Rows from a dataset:
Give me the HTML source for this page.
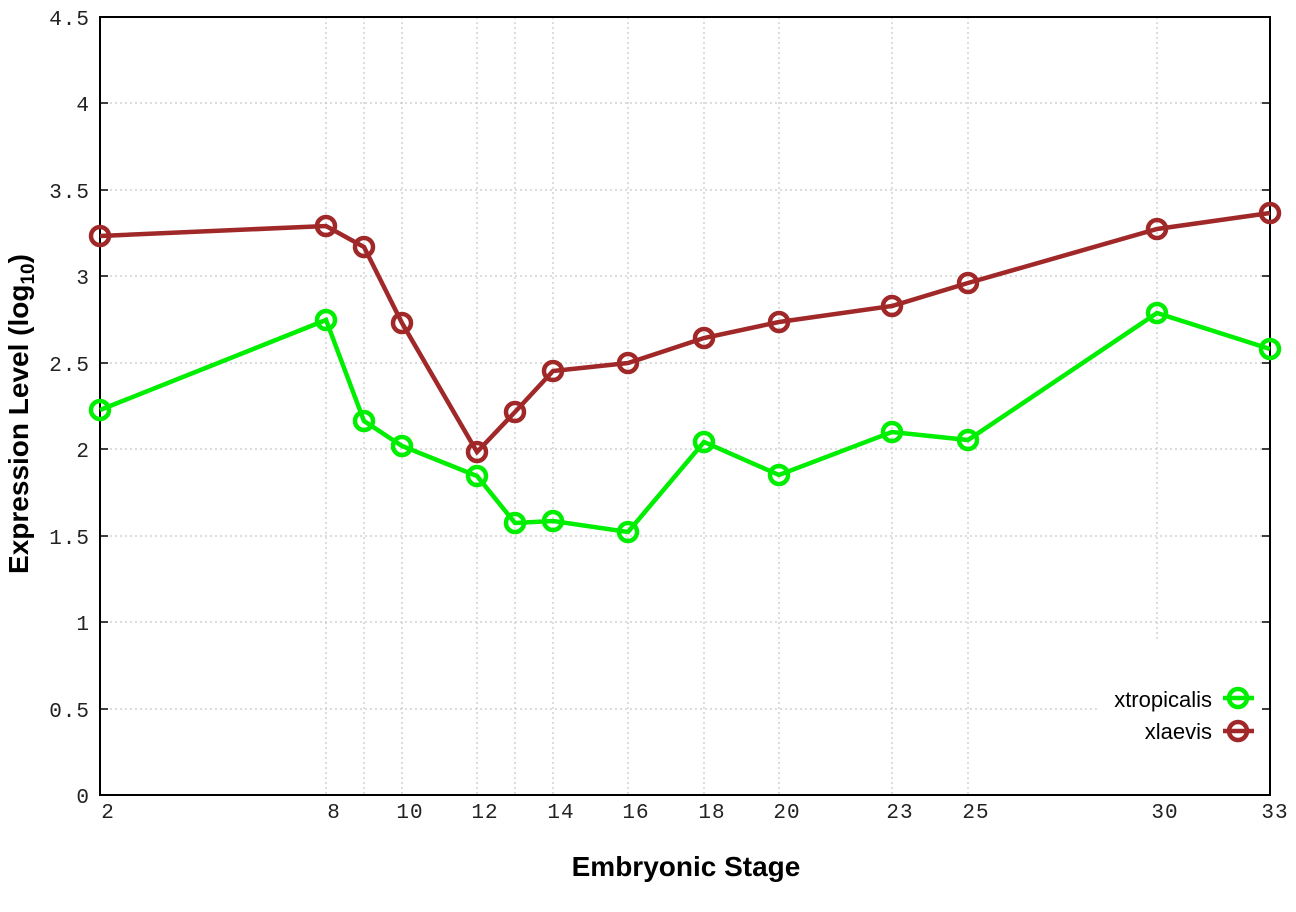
<!DOCTYPE html>
<html><head><meta charset="utf-8"><style>body{margin:0;background:#fff}</style></head><body>
<svg width="1296" height="907" xmlns="http://www.w3.org/2000/svg">
<rect width="1296" height="907" fill="#fff"/>
<g stroke="#bbb" stroke-width="1" stroke-dasharray="2,3">
<line x1="100" y1="103" x2="1270" y2="103"/><line x1="100" y1="190" x2="1270" y2="190"/><line x1="100" y1="276" x2="1270" y2="276"/><line x1="100" y1="363" x2="1270" y2="363"/><line x1="100" y1="449" x2="1270" y2="449"/><line x1="100" y1="536" x2="1270" y2="536"/><line x1="100" y1="622" x2="1270" y2="622"/><line x1="100" y1="709" x2="1100" y2="709"/>
<line x1="326" y1="17" x2="326" y2="795"/><line x1="364" y1="17" x2="364" y2="795"/><line x1="402" y1="17" x2="402" y2="795"/><line x1="477" y1="17" x2="477" y2="795"/><line x1="515" y1="17" x2="515" y2="795"/><line x1="553" y1="17" x2="553" y2="795"/><line x1="628" y1="17" x2="628" y2="795"/><line x1="704" y1="17" x2="704" y2="795"/><line x1="779" y1="17" x2="779" y2="795"/><line x1="892" y1="17" x2="892" y2="795"/><line x1="968" y1="17" x2="968" y2="795"/><line x1="1157" y1="17" x2="1157" y2="640"/>
</g>
<g stroke="#000" stroke-width="1.5">
<line x1="100" y1="103" x2="108" y2="103"/><line x1="100" y1="190" x2="108" y2="190"/><line x1="100" y1="276" x2="108" y2="276"/><line x1="100" y1="363" x2="108" y2="363"/><line x1="100" y1="449" x2="108" y2="449"/><line x1="100" y1="536" x2="108" y2="536"/><line x1="100" y1="622" x2="108" y2="622"/><line x1="100" y1="709" x2="108" y2="709"/>
<line x1="1262" y1="103" x2="1270" y2="103"/><line x1="1262" y1="190" x2="1270" y2="190"/><line x1="1262" y1="276" x2="1270" y2="276"/><line x1="1262" y1="363" x2="1270" y2="363"/><line x1="1262" y1="449" x2="1270" y2="449"/><line x1="1262" y1="536" x2="1270" y2="536"/><line x1="1262" y1="622" x2="1270" y2="622"/><line x1="1262" y1="709" x2="1270" y2="709"/>
</g>
<rect x="100" y="17" width="1170" height="778" fill="none" stroke="#000" stroke-width="2"/>
<g font-family="Liberation Mono, monospace" font-size="21" fill="#222" text-anchor="end" letter-spacing="1">
<text x="90" y="25">4.5</text><text x="90" y="111">4</text><text x="90" y="198">3.5</text><text x="90" y="284">3</text><text x="90" y="371">2.5</text><text x="90" y="457">2</text><text x="90" y="544">1.5</text><text x="90" y="630">1</text><text x="90" y="717">0.5</text><text x="90" y="803">0</text>
</g>
<g font-family="Liberation Mono, monospace" font-size="21" fill="#222" text-anchor="middle" letter-spacing="1">
<text x="108" y="818">2</text><text x="334" y="818">8</text><text x="410" y="818">10</text><text x="485" y="818">12</text><text x="561" y="818">14</text><text x="636" y="818">16</text><text x="712" y="818">18</text><text x="787" y="818">20</text><text x="900" y="818">23</text><text x="976" y="818">25</text><text x="1165" y="818">30</text><text x="1275" y="818">33</text>
</g>
<text x="686" y="876" font-family="Liberation Sans, sans-serif" font-weight="bold" font-size="28" text-anchor="middle">Embryonic Stage</text>
<text transform="translate(28,414) rotate(-90)" font-family="Liberation Sans, sans-serif" font-weight="bold" font-size="28" text-anchor="middle">Expression Level (log<tspan font-size="19" dy="6">10</tspan><tspan dy="-6">)</tspan></text>
<g fill="none" stroke-width="4.5">
<polyline stroke="#00ee00" points="100,410 326,320 364,421 402,446 477,476 515,523 553,521 628,532 704,442 779,475 892,432 968,440 1157,313 1270,349"/>
<g stroke="#00ee00">
<circle cx="100" cy="410" r="9"/><circle cx="326" cy="320" r="9"/><circle cx="364" cy="421" r="9"/><circle cx="402" cy="446" r="9"/><circle cx="477" cy="476" r="9"/><circle cx="515" cy="523" r="9"/><circle cx="553" cy="521" r="9"/><circle cx="628" cy="532" r="9"/><circle cx="704" cy="442" r="9"/><circle cx="779" cy="475" r="9"/><circle cx="892" cy="432" r="9"/><circle cx="968" cy="440" r="9"/><circle cx="1157" cy="313" r="9"/><circle cx="1270" cy="349" r="9"/>
<line x1="1223" y1="698" x2="1254" y2="698"/><circle cx="1238" cy="698" r="9"/>
</g>
<polyline stroke="#a02828" points="100,236 326,226 364,247 402,323 477,452 515,412 553,371 628,363 704,338 779,322 892,306 968,283 1157,229 1270,213"/>
<g stroke="#a02828">
<circle cx="100" cy="236" r="9"/><circle cx="326" cy="226" r="9"/><circle cx="364" cy="247" r="9"/><circle cx="402" cy="323" r="9"/><circle cx="477" cy="452" r="9"/><circle cx="515" cy="412" r="9"/><circle cx="553" cy="371" r="9"/><circle cx="628" cy="363" r="9"/><circle cx="704" cy="338" r="9"/><circle cx="779" cy="322" r="9"/><circle cx="892" cy="306" r="9"/><circle cx="968" cy="283" r="9"/><circle cx="1157" cy="229" r="9"/><circle cx="1270" cy="213" r="9"/>
<line x1="1223" y1="731" x2="1254" y2="731"/><circle cx="1238" cy="731" r="9"/>
</g>
</g>
<g font-family="Liberation Sans, sans-serif" font-size="22" text-anchor="end" fill="#000">
<text x="1212" y="707">xtropicalis</text><text x="1212" y="739">xlaevis</text>
</g>
</svg>
</body></html>
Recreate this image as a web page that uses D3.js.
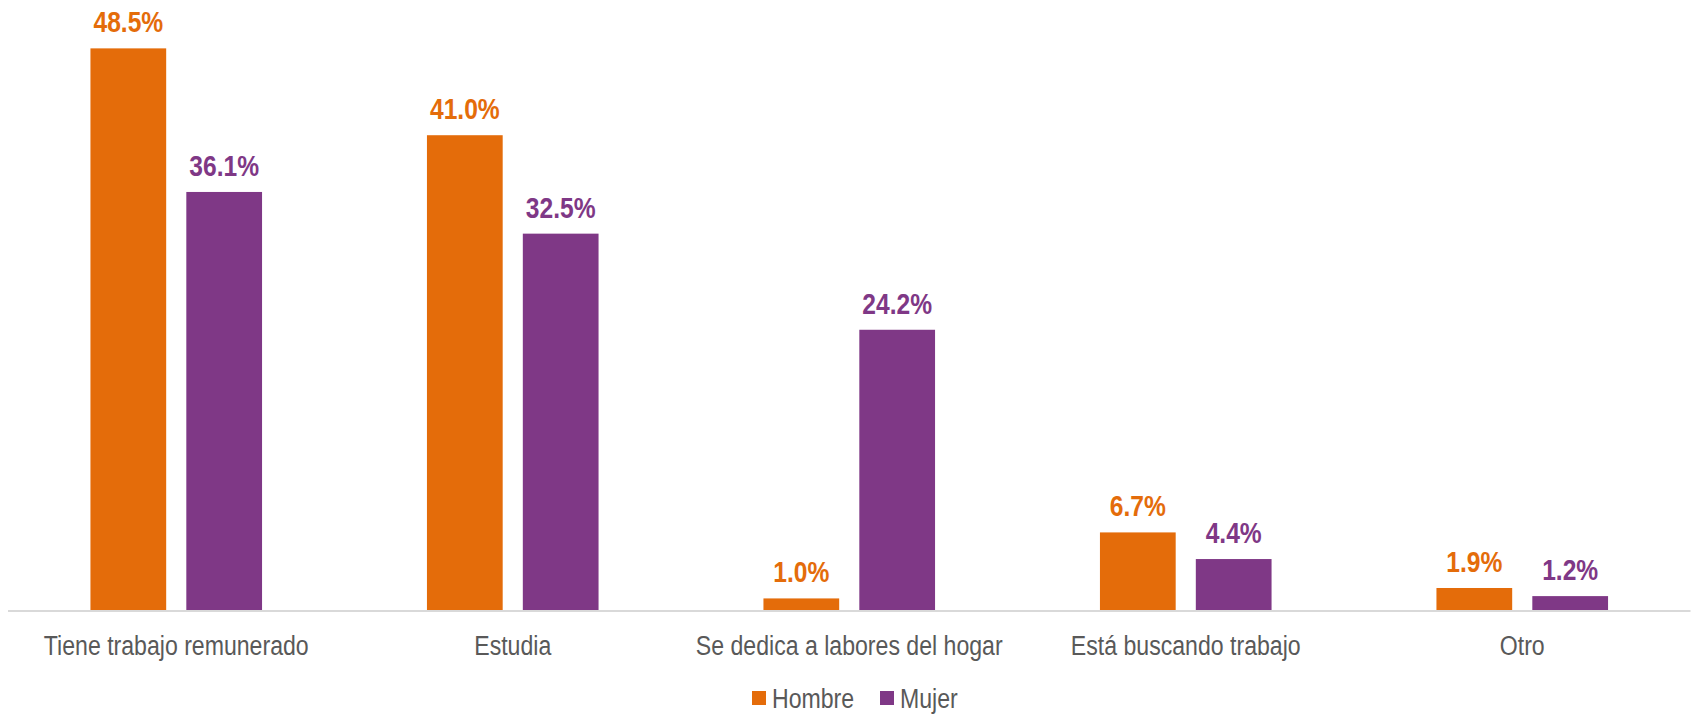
<!DOCTYPE html>
<html>
<head>
<meta charset="utf-8">
<script src="https://cdn.jsdelivr.net/npm/d3@7"></script>
<style>
  body { margin: 0; background: #fff; }
  .chart { width: 1691px; height: 717px; }
  text { font-family: "Liberation Sans", Arial, sans-serif; }
</style>
</head>
<body>
<div class="chart"></div>
<script>
var categorias = ['Tiene trabajo remunerado', 'Estudia', 'Se dedica a labores del hogar', 'Está buscando trabajo', 'Otro'];
var series = ['Hombre', 'Mujer'];
var hombre = [0.485, 0.410, 0.010, 0.067, 0.019];
var mujer = [0.361, 0.325, 0.242, 0.044, 0.012];
var colores = ['#E46C0A', '#7F3886'];

var width = 1691;
var height = 717;
var base = 610;
// no hay fuente narrow instalada, se comprime a lo ancho
var narrow = 0.82;

var svg = d3.select('.chart')
    .append('svg')
    .attr('width', width)
    .attr('height', height);

var x0 = d3.scaleBand()
    .domain(categorias)
    .range([8, 1690.5])
    .padding(0);

var x1 = d3.scaleBand()
    .domain(series)
    .range([0, x0.bandwidth()])
    .paddingInner(0.21)
    .paddingOuter(0.86);

var y = d3.scaleLinear()
    .domain([0, 0.5])
    .range([base, 31]);

var color = d3.scaleOrdinal().domain(series).range(colores);

var filas = [];
categorias.forEach(function(c, i) {
    filas.push({ cat: c, serie: 'Hombre', v: hombre[i] });
    filas.push({ cat: c, serie: 'Mujer', v: mujer[i] });
});

svg.selectAll('rect.bar')
    .data(filas)
    .enter()
    .append('rect')
    .attr('class', 'bar')
    .attr('x', d => x0(d.cat) + x1(d.serie))
    .attr('y', d => y(d.v))
    .attr('width', x1.bandwidth())
    .attr('height', d => base - y(d.v))
    .style('fill', d => color(d.serie));

svg.selectAll('text.val')
    .data(filas)
    .enter()
    .append('text')
    .attr('class', 'val')
    .attr('transform', d => 'translate(' + (x0(d.cat) + x1(d.serie) + x1.bandwidth() / 2) + ',' + (y(d.v) - 16) + ') scale(' + narrow + ',1)')
    .attr('text-anchor', 'middle')
    .style('font-size', '30px')
    .style('font-weight', 'bold')
    .style('fill', d => color(d.serie))
    .text(d => d3.format('.1%')(d.v));

// eje x
svg.append('line')
    .attr('x1', 8)
    .attr('x2', 1690.5)
    .attr('y1', base + 1)
    .attr('y2', base + 1)
    .style('stroke', '#D9D9D9')
    .style('stroke-width', 2);

var ejeX = d3.axisBottom(x0).tickSize(0).tickPadding(0);
var gx = svg.append('g')
    .attr('transform', 'translate(0,' + (base + 45) + ')')
    .call(ejeX);
gx.select('.domain').remove();
gx.selectAll('text')
    .attr('dy', 0)
    .attr('transform', 'scale(0.825,1)')
    .style('font-size', '28px')
    .style('fill', '#595959');

// leyenda
var leyX = [752, 880];
var ley = svg.selectAll('g.ley')
    .data(series)
    .enter()
    .append('g')
    .attr('class', 'ley')
    .attr('transform', (d, i) => 'translate(' + leyX[i] + ',691)');

ley.append('rect')
    .attr('width', 14)
    .attr('height', 14)
    .style('fill', d => color(d));

ley.append('text')
    .attr('transform', 'translate(20,17) scale(0.825,1)')
    .style('font-size', '28px')
    .style('fill', '#595959')
    .text(d => d);
</script>
</body>
</html>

# WHAT THE EXERCISE ASKS:
From the entries above, extract every line where the word "page" appears.

# COMPLETE RESPONSE:
Give me the HTML source for this page.
Recreate this image as a web page that uses D3.js.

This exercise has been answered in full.